Section 5. To be qualified, a nominee must be a member in good standing for a period of one year.
Section 6. The announcement of the Election Meeting to be held in March or April shall be mailed at the post office and/or by electronic media at least fourteen days in advance and contain a list of those running for office and the cutoff date to pay dues to be eligible to vote. Alternatively, the announcement may be emailed to an address supplied by the members eligible to vote.
Section 7. A ballot shall be presented at the election meeting with the Nominating Committee’s recommendation for each office and other persons who were nominated pursuant to Section 4. Any member in good standing according to the records of the Treasurer and Membership Committee at least five working days prior to the election shall be entitled to vote. The election shall be held forthwith. The Nominating Committee shall set up a procedure for conducting the election and handling disputed ballots. The nominee receiving a majority of the vote of the members present shall be declared elected to the office. In the event that only one person is named for each office on the official ballot, the Chair of the Nominating Committee shall cast one vote for the slate and the slate shall be declared elected.
Section 8. Where two or more candidates are nominated for a given office, the election shall proceed as follows: Where no candidate receives more than half of the votes cast, the candidate receiving the least number of votes shall be dropped from the list of nominees. A second vote shall be taken, and the procedure described herein shall be repeated until such time as a candidate receives more than half.
Article XI: Term of office
Section 1. The term of office for all elected positions shall be two years.
Section 2. Elected officers shall be installed at the March meeting.
Section 3. Any officer appointed to fill an unexpired term after March shall serve until the next regular election.
Article XII: Standing Committee
Section 1. Standing committee chairpersons shall be appointed by the President. Interested parties are urged to sign up for any committee. The committees shall include, but not be limited to:
a. Community Affairs;
b. Public Transportation;
c. Public Safety;
d. Social Services;
e. Membership;
f. Business Development;
g. Nominating Committee (three members selected by the President);
h. Schools Liaison;
i. Beautification;
j. Fundraising and Special Activities; and
k. Media
Section 2. No chair or member of a standing or special committee may issue any document or establish any communication in the name of the St. George Civic Association without formally, in writing, electronically, including email, without obtaining the permission of 4/7ths of the Executive Board. Chairs are expected to provide summary reports to be published in the newsletter or website.
Section 3. Special committees may be appointed by the President to assist in the investigation of, or solution of particular problems. A special committee automatically ceases to function after submitting its final report. The duties of special committees shall be as specified by the President after consultation with the general membership at a regular or special meeting.

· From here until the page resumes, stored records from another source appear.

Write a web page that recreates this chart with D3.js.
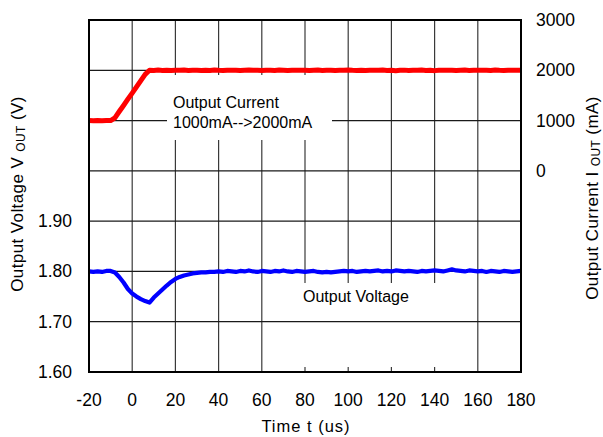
<!DOCTYPE html>
<html>
<head>
<meta charset="utf-8">
<script src="https://cdn.jsdelivr.net/npm/d3@7"></script>
<style>
  body { margin: 0; background: #fff; }
  text { font-family: "Liberation Sans", Arial, sans-serif; fill: #000; }
</style>
</head>
<body>
<div id="chart"></div>
<script>
// time axis (us), one sample every 2 us
const timeUs = d3.range(-20, 181, 2);

// output current (mA)
const currentMa = [
  1000, 996, 1002, 998, 1003, 1000, 1055, 1180, 1300, 1425,
  1545, 1670, 1795, 1920, 2000, 1996, 2004, 1998, 2003, 1997,
  2002, 1999, 2004, 1996, 2001, 2003, 1998, 2002, 1997, 2004,
  2000, 1998, 2003, 1999, 2002, 1996, 2001, 2004, 1999, 2002,
  1997, 2003, 2000, 1998, 2004, 2001, 1997, 2002, 1999, 2003,
  2000, 1996, 2002, 2004, 1998, 2001, 2003, 1997, 2002, 1999,
  2004, 2000, 1998, 2003, 1996, 2001, 2002, 1999, 2004, 1998,
  2002, 1992, 2001, 2003, 1995, 2002, 1999, 2004, 1997, 2001,
  1993, 2002, 1999, 2003, 2000, 1997, 2002, 2004, 1998, 2001,
  2003, 1999, 2002, 1997, 2004, 2000, 1998, 2003, 2001, 1999,
  2002
];

// output voltage (V)
const voltageV = [
  1.800, 1.799, 1.800, 1.799, 1.801, 1.801, 1.798, 1.789, 1.778, 1.765,
  1.756, 1.750, 1.745, 1.741, 1.738, 1.748, 1.756, 1.764, 1.772, 1.779,
  1.785, 1.789, 1.792, 1.794, 1.796, 1.797, 1.798, 1.798, 1.799, 1.799,
  1.800, 1.799, 1.801, 1.800, 1.799, 1.801, 1.800, 1.802, 1.800, 1.799,
  1.801, 1.800, 1.799, 1.801, 1.800, 1.802, 1.800, 1.799, 1.801, 1.800,
  1.799, 1.800, 1.801, 1.799, 1.798, 1.799, 1.798, 1.799, 1.800, 1.801,
  1.800, 1.801, 1.799, 1.800, 1.801, 1.800, 1.801, 1.802, 1.800, 1.801,
  1.800, 1.802, 1.801, 1.800, 1.801, 1.800, 1.799, 1.801, 1.800, 1.801,
  1.802, 1.801, 1.800, 1.802, 1.804, 1.802, 1.801, 1.800, 1.802, 1.801,
  1.800, 1.801, 1.799, 1.801, 1.800, 1.799, 1.801, 1.800, 1.799, 1.800,
  1.801
];

const xTicks = [-20, 0, 20, 40, 60, 80, 100, 120, 140, 160, 180];
const vGrid = [1.6, 1.7, 1.8, 1.9, 2.0, 2.1, 2.2, 2.3];
const vTickLabels = [1.6, 1.7, 1.8, 1.9];
const iTickLabels = [0, 1000, 2000, 3000];

const margin = { top: 20, left: 89 };
const width = 432;
const height = 352;

const x = d3.scaleLinear().domain([-20, 180]).range([0, width]);
const yV = d3.scaleLinear().domain([1.6, 2.3]).range([height, 0]);
const yI = d3.scaleLinear().domain([-4000, 3000]).range([height, 0]);

const svg = d3
  .select("#chart")
  .append("svg")
  .attr("width", 603)
  .attr("height", 437);

svg.append("rect").attr("width", 603).attr("height", 437).attr("fill", "#fff");

const g = svg.append("g").attr("transform", `translate(${margin.left}, ${margin.top})`);

// vertical grid
g.selectAll(".vgrid")
  .data(xTicks)
  .enter()
  .append("line")
  .attr("x1", d => x(d))
  .attr("x2", d => x(d))
  .attr("y1", 0)
  .attr("y2", height)
  .attr("stroke", "#3a3a3a")
  .attr("stroke-width", 1.2);

// white box behind "Output Voltage" (cuts the vertical grid only)
g.append("rect")
  .attr("x", 290 - margin.left)
  .attr("y", 283 - margin.top)
  .attr("width", 160)
  .attr("height", 84)
  .attr("fill", "#fff");

// horizontal grid
g.selectAll(".hgrid")
  .data(vGrid)
  .enter()
  .append("line")
  .attr("x1", 0)
  .attr("x2", width)
  .attr("y1", d => yV(d))
  .attr("y2", d => yV(d))
  .attr("stroke", "#1a1a1a")
  .attr("stroke-width", 1.2);

// white box behind current label
g.append("rect")
  .attr("x", 167 - margin.left)
  .attr("y", 75 - margin.top)
  .attr("width", 165)
  .attr("height", 65)
  .attr("fill", "#fff");

// traces
const lineI = d3.line().x((d, i) => x(timeUs[i])).y(d => yI(d));
const lineV = d3.line().x((d, i) => x(timeUs[i])).y(d => yV(d));

g.append("path")
  .datum(currentMa)
  .attr("d", lineI)
  .attr("fill", "none")
  .attr("stroke", "#ff0000")
  .attr("stroke-width", 5)
  .attr("stroke-linejoin", "round");

g.append("path")
  .datum(voltageV)
  .attr("d", lineV)
  .attr("fill", "none")
  .attr("stroke", "#0000ff")
  .attr("stroke-width", 4.2)
  .attr("stroke-linejoin", "round");

// frame
g.append("rect")
  .attr("width", width)
  .attr("height", height)
  .attr("fill", "none")
  .attr("stroke", "#000")
  .attr("stroke-width", 2);

// tick labels
g.selectAll(".xl")
  .data(xTicks)
  .enter()
  .append("text")
  .attr("x", d => x(d))
  .attr("y", height + 34)
  .attr("text-anchor", "middle")
  .style("font-size", "17.5px")
  .text(d => d);

g.selectAll(".vl")
  .data(vTickLabels)
  .enter()
  .append("text")
  .attr("x", -17)
  .attr("y", d => yV(d) + 6)
  .attr("text-anchor", "end")
  .style("font-size", "17.5px")
  .text(d => d.toFixed(2));

g.selectAll(".il")
  .data(iTickLabels)
  .enter()
  .append("text")
  .attr("x", width + 15)
  .attr("y", d => yI(d) + 6)
  .style("font-size", "17.5px")
  .text(d => d);

// axis titles
svg.append("text")
  .attr("x", 306)
  .attr("y", 432)
  .attr("text-anchor", "middle")
  .style("font-size", "16.5px")
  .style("letter-spacing", "1px")
  .text("Time t (us)");

const leftTitle = svg.append("text")
  .attr("transform", "translate(23, 194) rotate(-90)")
  .attr("text-anchor", "middle")
  .style("font-size", "17px")
  .style("letter-spacing", "0.4px");
leftTitle.append("tspan").text("Output Voltage V ");
leftTitle.append("tspan").attr("dy", 2).style("font-size", "12px").text("OUT");
leftTitle.append("tspan").attr("dy", -2).text(" (V)");

const rightTitle = svg.append("text")
  .attr("transform", "translate(598, 198) rotate(-90)")
  .attr("text-anchor", "middle")
  .style("font-size", "17px")
  .style("letter-spacing", "0.4px");
rightTitle.append("tspan").text("Output Current I ");
rightTitle.append("tspan").attr("dy", 2).style("font-size", "12px").text("OUT");
rightTitle.append("tspan").attr("dy", -2).text(" (mA)");

// in-plot labels
svg.append("text")
  .attr("x", 173)
  .attr("y", 108)
  .style("font-size", "16px")
  .text("Output Current");
svg.append("text")
  .attr("x", 173)
  .attr("y", 128)
  .style("font-size", "16px")
  .text("1000mA-->2000mA");
svg.append("text")
  .attr("x", 303)
  .attr("y", 302)
  .style("font-size", "16px")
  .text("Output Voltage");
</script>
</body>
</html>
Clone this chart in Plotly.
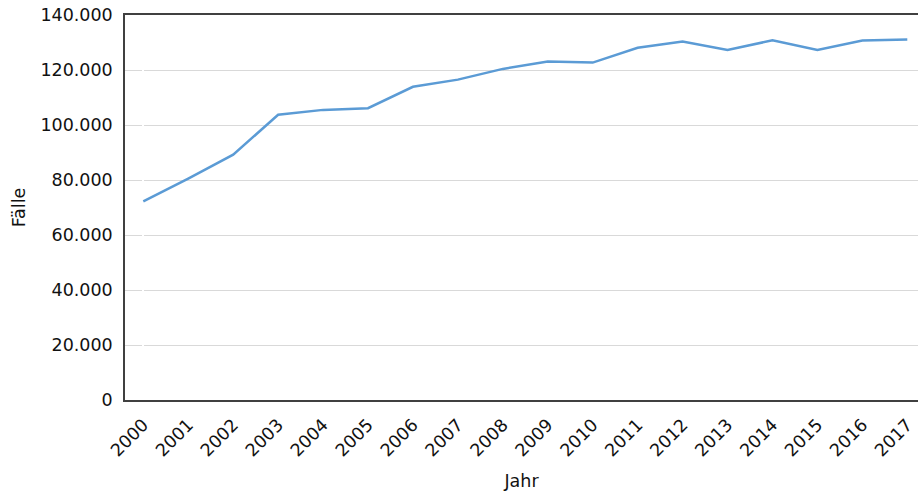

Article XIII: Rules of Order
The rules contained in "Robert's Rules of Order Revised" shall govern the conduct of the Association's meetings in all cases in which they are not inconsistent with these by-laws.
Article XIV: Amendments to the By-Laws
Any and all amendments to these by-laws must be presented and proposed only after prior notice at a regular general meeting of the Association or at a meeting of the general membership called for that purpose. The amendments must be read and voted on at the next general meeting or at a meeting of the general membership called for that purpose. For adoption such amendments must receive two-thirds vote of the members in good standing present at the regular or special meeting.